Hal tersebut diungkapkan Ekonom Institute for Development of Economics and Finance (Indef) Fadhil Hasan dalam konferensi pers, Jakarta, Senin (24/8). Dengan menggunakan metoda mirip Badan Pusat Statistik (BPS), tingkat kemiskinan, Maret 2014-Maret 2015, diperkirakan meningkat dari 10,96 persen menjadi 11,5 persen.
"Di periode yang sama tingkat pengangguran meningkat dari 7 persen menjadi 7,5 persen," tuturnya. "Upah buruh tani , upah buruh industri mengalami penurunan 3,5 persen triwulan ke triwulan."
Tak hanya itu, ketimpangan pendapatan atau rasio gini juga meningkat dari 0,41 menjadi 0,42 persen. "Itu beberapa indikator tingkat kesejahteraan yang kami estimasi dan dikatakan memburuk dalam satu tahun," tandasnya.
Data kemiskinan & pengangguran disembunyikan
Institute for Development of Economics and Finance (Indef) mempertanyakan tak disertakannya indikator tingkat kesejahteraan masyarakat dalam pidato Presiden Joko Widodo saat menyerahkan laporan nota keuangan di Gedung Parlemen beberapa waktu lalu.
"Selain target-target makro ekonomi, seharusnya disampaikan pula target tingkat kemiskinan dan pengangguran harus berapa persen. Kita menjadi aneh mengapa ini tidak juga disinggung di pidato Presiden," ujar Ekonom Indef Fadhli Hasan saat konferensi pers di Kantor Indef, Pasar Minggu, Jakarta Selatan, Senin (24/8).
Dia curiga, ini berhubungan langsung dengan tidak dirilisnya data mengenai tingkat kesejahteraan masyarakat baik angka pengangguran dan kemiskinan yang biasa dipaparkan Badan Pusat Statistik (BPS) tiap Juli. Data yang dipaparkan BPS pada bulan Juli merupakan hasil analisa dan penelitian yang dilakukan pada Maret.

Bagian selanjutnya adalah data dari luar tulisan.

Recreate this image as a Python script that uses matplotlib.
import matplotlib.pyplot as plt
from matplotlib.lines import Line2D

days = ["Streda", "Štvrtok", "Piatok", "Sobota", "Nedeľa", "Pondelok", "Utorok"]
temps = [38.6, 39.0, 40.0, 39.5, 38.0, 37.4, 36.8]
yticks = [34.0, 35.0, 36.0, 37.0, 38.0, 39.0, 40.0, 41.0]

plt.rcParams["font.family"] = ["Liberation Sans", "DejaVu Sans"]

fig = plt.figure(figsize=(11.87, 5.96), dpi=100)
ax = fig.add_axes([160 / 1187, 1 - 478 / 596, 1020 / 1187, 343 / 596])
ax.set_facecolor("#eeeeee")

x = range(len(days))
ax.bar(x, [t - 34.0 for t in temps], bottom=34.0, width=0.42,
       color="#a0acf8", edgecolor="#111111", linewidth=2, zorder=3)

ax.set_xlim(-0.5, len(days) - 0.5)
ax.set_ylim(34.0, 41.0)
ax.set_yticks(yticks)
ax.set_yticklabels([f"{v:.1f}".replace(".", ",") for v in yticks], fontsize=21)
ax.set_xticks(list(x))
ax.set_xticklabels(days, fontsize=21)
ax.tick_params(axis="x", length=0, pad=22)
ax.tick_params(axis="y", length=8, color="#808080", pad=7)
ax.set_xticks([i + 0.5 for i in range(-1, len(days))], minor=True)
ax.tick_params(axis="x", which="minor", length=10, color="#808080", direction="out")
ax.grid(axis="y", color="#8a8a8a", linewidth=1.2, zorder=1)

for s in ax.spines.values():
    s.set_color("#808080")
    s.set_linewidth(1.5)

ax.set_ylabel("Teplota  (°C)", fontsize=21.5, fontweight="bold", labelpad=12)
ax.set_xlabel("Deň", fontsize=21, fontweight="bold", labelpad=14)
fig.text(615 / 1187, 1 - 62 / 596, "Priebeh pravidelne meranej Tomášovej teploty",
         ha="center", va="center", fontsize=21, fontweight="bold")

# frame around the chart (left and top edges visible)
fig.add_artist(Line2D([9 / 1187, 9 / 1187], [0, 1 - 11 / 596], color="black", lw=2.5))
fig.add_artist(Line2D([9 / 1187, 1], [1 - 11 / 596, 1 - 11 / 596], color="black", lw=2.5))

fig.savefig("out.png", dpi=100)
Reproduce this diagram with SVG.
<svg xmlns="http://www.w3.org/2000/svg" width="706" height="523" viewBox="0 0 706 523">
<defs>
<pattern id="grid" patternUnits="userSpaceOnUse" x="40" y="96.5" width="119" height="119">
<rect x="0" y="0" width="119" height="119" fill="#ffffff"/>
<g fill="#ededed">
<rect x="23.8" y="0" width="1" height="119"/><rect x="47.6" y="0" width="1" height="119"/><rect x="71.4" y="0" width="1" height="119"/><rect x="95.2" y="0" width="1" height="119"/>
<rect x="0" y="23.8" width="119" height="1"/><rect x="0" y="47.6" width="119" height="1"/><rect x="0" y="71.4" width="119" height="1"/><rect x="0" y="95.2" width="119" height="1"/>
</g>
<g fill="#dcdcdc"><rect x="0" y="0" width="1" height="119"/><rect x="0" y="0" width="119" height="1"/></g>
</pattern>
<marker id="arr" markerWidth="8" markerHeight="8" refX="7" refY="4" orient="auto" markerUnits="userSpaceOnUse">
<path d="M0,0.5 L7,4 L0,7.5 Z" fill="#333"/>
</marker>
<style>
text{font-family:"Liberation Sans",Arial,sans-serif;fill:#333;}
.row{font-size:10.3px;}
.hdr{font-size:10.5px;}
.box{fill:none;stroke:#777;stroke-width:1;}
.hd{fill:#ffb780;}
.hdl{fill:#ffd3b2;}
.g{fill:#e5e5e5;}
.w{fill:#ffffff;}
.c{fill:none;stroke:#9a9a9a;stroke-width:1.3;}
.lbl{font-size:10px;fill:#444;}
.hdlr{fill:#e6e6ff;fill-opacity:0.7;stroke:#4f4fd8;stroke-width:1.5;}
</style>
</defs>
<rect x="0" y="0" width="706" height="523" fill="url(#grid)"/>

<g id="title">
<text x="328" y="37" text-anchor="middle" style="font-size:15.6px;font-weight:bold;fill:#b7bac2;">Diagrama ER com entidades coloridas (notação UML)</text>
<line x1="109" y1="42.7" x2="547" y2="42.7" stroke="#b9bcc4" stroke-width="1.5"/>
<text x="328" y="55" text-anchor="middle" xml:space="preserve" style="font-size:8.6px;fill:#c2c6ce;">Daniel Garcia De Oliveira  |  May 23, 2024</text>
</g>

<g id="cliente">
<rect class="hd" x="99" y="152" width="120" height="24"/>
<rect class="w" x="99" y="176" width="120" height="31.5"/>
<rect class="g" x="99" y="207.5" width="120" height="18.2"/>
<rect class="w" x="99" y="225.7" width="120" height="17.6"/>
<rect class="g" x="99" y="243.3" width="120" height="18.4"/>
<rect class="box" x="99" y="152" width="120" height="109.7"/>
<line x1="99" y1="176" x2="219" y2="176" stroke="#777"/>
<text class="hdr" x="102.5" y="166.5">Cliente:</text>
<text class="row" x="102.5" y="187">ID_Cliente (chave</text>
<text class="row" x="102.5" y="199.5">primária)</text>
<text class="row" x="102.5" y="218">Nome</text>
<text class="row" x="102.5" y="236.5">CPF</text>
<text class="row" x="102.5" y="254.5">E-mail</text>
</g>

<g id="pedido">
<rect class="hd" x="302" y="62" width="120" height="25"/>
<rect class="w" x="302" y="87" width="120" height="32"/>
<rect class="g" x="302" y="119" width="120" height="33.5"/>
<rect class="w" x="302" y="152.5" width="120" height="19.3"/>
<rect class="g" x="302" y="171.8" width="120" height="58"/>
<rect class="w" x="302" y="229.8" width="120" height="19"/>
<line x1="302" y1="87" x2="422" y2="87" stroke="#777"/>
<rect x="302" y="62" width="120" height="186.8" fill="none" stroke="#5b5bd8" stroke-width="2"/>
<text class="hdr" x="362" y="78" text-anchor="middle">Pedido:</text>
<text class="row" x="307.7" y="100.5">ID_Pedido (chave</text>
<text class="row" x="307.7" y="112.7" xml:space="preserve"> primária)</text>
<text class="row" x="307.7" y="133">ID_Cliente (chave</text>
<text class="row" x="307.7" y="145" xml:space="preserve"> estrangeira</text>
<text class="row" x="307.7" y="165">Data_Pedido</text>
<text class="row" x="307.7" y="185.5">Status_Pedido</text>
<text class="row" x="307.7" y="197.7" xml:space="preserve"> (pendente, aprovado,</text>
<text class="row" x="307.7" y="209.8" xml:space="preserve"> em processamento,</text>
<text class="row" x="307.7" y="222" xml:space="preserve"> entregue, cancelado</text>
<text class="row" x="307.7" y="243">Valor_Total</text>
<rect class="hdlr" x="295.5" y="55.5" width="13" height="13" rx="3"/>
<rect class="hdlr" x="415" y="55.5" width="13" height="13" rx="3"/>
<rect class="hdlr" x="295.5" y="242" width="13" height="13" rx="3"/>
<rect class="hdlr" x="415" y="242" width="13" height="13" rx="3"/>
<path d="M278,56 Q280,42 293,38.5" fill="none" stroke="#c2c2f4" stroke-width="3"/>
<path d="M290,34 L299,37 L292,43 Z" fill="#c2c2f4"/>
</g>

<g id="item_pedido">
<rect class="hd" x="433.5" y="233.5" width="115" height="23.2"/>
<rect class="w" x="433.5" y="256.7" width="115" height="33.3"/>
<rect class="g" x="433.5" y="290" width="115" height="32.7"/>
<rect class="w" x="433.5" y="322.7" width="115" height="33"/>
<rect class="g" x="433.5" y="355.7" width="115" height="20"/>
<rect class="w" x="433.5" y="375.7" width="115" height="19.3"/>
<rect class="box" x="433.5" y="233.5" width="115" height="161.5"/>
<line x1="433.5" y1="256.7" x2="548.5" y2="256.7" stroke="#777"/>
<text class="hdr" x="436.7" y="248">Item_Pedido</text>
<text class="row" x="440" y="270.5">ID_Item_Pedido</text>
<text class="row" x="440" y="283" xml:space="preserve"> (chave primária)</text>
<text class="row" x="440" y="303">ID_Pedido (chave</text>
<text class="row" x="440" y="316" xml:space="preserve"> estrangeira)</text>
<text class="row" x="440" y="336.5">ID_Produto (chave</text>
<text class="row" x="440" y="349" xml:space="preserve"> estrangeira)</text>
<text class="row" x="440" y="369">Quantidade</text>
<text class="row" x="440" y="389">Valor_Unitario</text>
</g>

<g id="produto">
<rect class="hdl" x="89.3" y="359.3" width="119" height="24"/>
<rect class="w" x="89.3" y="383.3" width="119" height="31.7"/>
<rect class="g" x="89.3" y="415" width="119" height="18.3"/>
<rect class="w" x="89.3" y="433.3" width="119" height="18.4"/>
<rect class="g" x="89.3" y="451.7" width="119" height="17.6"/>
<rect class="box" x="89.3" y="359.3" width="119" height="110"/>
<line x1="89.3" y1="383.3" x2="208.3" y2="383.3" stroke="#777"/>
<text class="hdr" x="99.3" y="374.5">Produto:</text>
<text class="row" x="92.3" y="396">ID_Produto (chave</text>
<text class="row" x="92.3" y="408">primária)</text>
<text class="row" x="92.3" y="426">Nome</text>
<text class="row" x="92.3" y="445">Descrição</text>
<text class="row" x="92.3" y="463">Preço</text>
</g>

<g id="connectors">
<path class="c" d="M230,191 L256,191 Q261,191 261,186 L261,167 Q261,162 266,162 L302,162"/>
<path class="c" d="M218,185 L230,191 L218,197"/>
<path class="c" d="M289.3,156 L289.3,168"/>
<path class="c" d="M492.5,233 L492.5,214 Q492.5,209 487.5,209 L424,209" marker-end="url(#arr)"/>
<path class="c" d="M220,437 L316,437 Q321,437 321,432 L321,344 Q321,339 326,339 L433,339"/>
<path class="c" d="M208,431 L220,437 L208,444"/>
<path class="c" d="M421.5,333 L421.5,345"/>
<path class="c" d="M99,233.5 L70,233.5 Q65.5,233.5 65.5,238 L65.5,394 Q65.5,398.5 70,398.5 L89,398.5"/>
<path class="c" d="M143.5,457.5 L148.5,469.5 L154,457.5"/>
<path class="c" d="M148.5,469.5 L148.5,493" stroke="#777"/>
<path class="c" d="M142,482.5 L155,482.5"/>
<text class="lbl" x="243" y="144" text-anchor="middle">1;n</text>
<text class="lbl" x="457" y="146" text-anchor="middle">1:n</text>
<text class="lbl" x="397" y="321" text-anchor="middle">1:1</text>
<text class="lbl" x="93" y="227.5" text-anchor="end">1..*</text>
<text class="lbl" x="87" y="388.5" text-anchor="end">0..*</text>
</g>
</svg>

"Kemudian hasilnya diumumkan BPS pada Juni, Juli atau Agustus. Karena itu akan menjadi bahan pidato Presiden di DPR. Nah, tahun ini pengecualian. BPS belum menyampaikan kepada publik tentang perkembangan data itu. Apakah ini ditunda atau disembunyikan atau menunggu persetujuan pemerintah," tudingnya.
Daya beli masyarakat turun
Direktur Indef Enny Sri Hartati memprediksi, BPS belum melansir data tingkat kesejahteraan masyarakat lantaran terjadi penurunan.
"Dugaan kuatnya karena telah terjadi penurunan indikator kesejahteraan masyarakat selama satu tahun terakhir," tutur Enny.
Penurunan tersebut tercermin dari inflasi bahan pangan yang melonjak tajam sehingga berimplikasi terhadap daya beli masyarakat. Menurut data BPS pada Juli 2015, terjadi inflasi makanan mencapai 8,28 persen secara year on year.
"Itu berdampak turunnya daya beli masyarakat yang tercermin dari penurunan pertumbuhan konsumsi rumah tangga dari kuartal I 2015 sebesar 5,1 persen menjadi 4,9 persen di kuartal II 2015," ucapnya.
Kesejahteraan rakyat makin turun
Institute For Development of Economics and Finance (Indef) melihat, turunnya tingkat kesejahteraan masyarakat tidak lepas dari kegagalan pemerintahan Jokowi-JK. Kebijakan semisal peningkatan Penghasilan Tidak Kena Pajak (PTKP), ternyata tidak cukup ampuh menggenjot daya beli masyarakat.
Ekonom Indef Fadhli Hasan menuturkan, menurunnya angka kesejahteraan masyarakat disebabkan lambatnya pemerintah mengantisipasi kebijakan harga Bahan Bakar Minyak (BBM), gas dan listrik.
"Kita lihat gagalnya kebijakan program pemerintah menjaga daya beli masyarakat setelah menaikkan harga BBM, harga gas dan listrik dan berbagai kebutuhan pokok lainnya," ujar Fadhli dalam konferensi pers di Kantor Indef, Pasar Minggu, Jakarta Selatan, Senin (24/8).
Kegagalan pemerintah tercermin dari tertundanya atau dihilangkannya sejumlah program sosial seperti raskin dan Bantuan Langsung Tunai (BLT).
"Pemerintah bukan melakukan perlindungan sosial masyarakat yang terkena dampak, malah mengurangi, menghilangkan, menunda program sosial misal raskin beberapa saat, dan tertundanya program sosial akibat dari tertunda program pemerintah sendiri," ungkapnya.